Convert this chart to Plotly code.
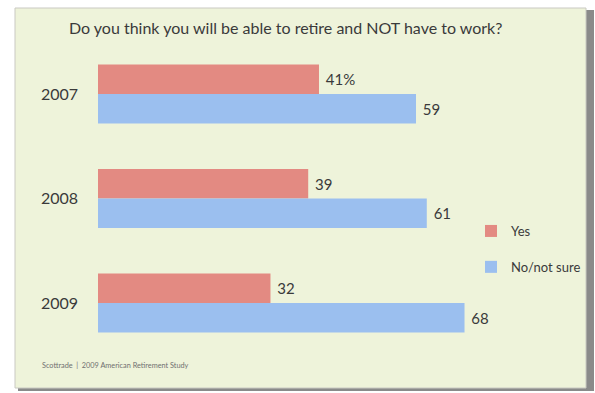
import plotly.graph_objects as go

W, H = 595, 393

years = ["2007", "2008", "2009"]
yes_vals = [41, 39, 32]
no_vals = [59, 61, 68]
series_names = ["Yes", "No/not sure"]
title_text = "Do you think you will be able to retire and NOT have to work?"
source_text = "Scottrade  |  2009 American Retirement Study"

FONT = "Lato, Liberation Sans, sans-serif"
TXT = "#3a3a3a"
RED = "#e38a82"
BLUE = "#9bbfef"


def font(size, color=TXT):
    return dict(family=FONT, size=size, color=color)


def px_x(p):
    return p / W


def px_y(p):
    return 1 - p / H


yes_text = [(" %d%%" if i == 0 else " %d") % v for i, v in enumerate(yes_vals)]
no_text = [" %d" % v for v in no_vals]

fig = go.Figure()
fig.add_trace(go.Bar(
    y=years, x=yes_vals, orientation="h", name=series_names[0],
    marker=dict(color=RED, line=dict(width=0)),
    text=yes_text, textposition="outside", cliponaxis=False,
    textfont=font(15),
    legendgroup="a",
))
fig.add_trace(go.Bar(
    y=years, x=no_vals, orientation="h", name=series_names[1],
    marker=dict(color=BLUE, line=dict(width=0)),
    text=no_text, textposition="outside", cliponaxis=False,
    textfont=font(15),
    legendgroup="b",
))

# panel with drop shadow
shapes = [
    dict(type="rect", xref="paper", yref="paper",
         x0=px_x(18), x1=px_x(594), y0=px_y(391), y1=px_y(10),
         fillcolor="#8a8a8a", line=dict(width=0), layer="below"),
    dict(type="rect", xref="paper", yref="paper",
         x0=px_x(15), x1=px_x(586), y0=px_y(388), y1=px_y(8),
         fillcolor="#eef3da", line=dict(color="#c9c9c2", width=1), layer="below"),
]

annotations = [
    dict(text=title_text, xref="paper", yref="paper",
         x=px_x(285), y=px_y(28), xanchor="center", yanchor="middle",
         showarrow=False, font=font(16)),
    dict(text=source_text, xref="paper", yref="paper",
         x=px_x(40), y=px_y(365), xanchor="left", yanchor="middle",
         showarrow=False, font=font(7.3, "#707070")),
]

fig.update_layout(
    width=W, height=H,
    margin=dict(l=0, r=0, t=0, b=0),
    paper_bgcolor="white",
    plot_bgcolor="rgba(0,0,0,0)",
    barmode="group",
    bargap=0.435,
    bargroupgap=0,
    shapes=shapes,
    annotations=annotations,
    showlegend=True,
    legend=dict(
        x=px_x(471), y=px_y(216), xanchor="left", yanchor="top",
        bgcolor="rgba(0,0,0,0)", traceorder="grouped", tracegroupgap=16,
        font=font(13),
        itemwidth=30,
    ),
    xaxis=dict(
        domain=[px_x(98), px_x(98 + 90 * 5.39)],
        range=[0, 90], visible=False, fixedrange=True, automargin=False,
    ),
    yaxis=dict(
        domain=[px_y(355.25), px_y(41.75)],
        range=[2.5, -0.5], type="category", automargin=False,
        showgrid=False, zeroline=False, showline=False, ticks="",
        ticklabelstandoff=19,
        tickfont=font(16),
    ),
)

fig.write_html("out.html")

Prompt: Repeat, exactly and in full, each line from the start of the data to the line that contains "W, H = 595, 393". Pictures do not go in.

Response below:
Convert this chart to Plotly code.
import plotly.graph_objects as go

W, H = 595, 393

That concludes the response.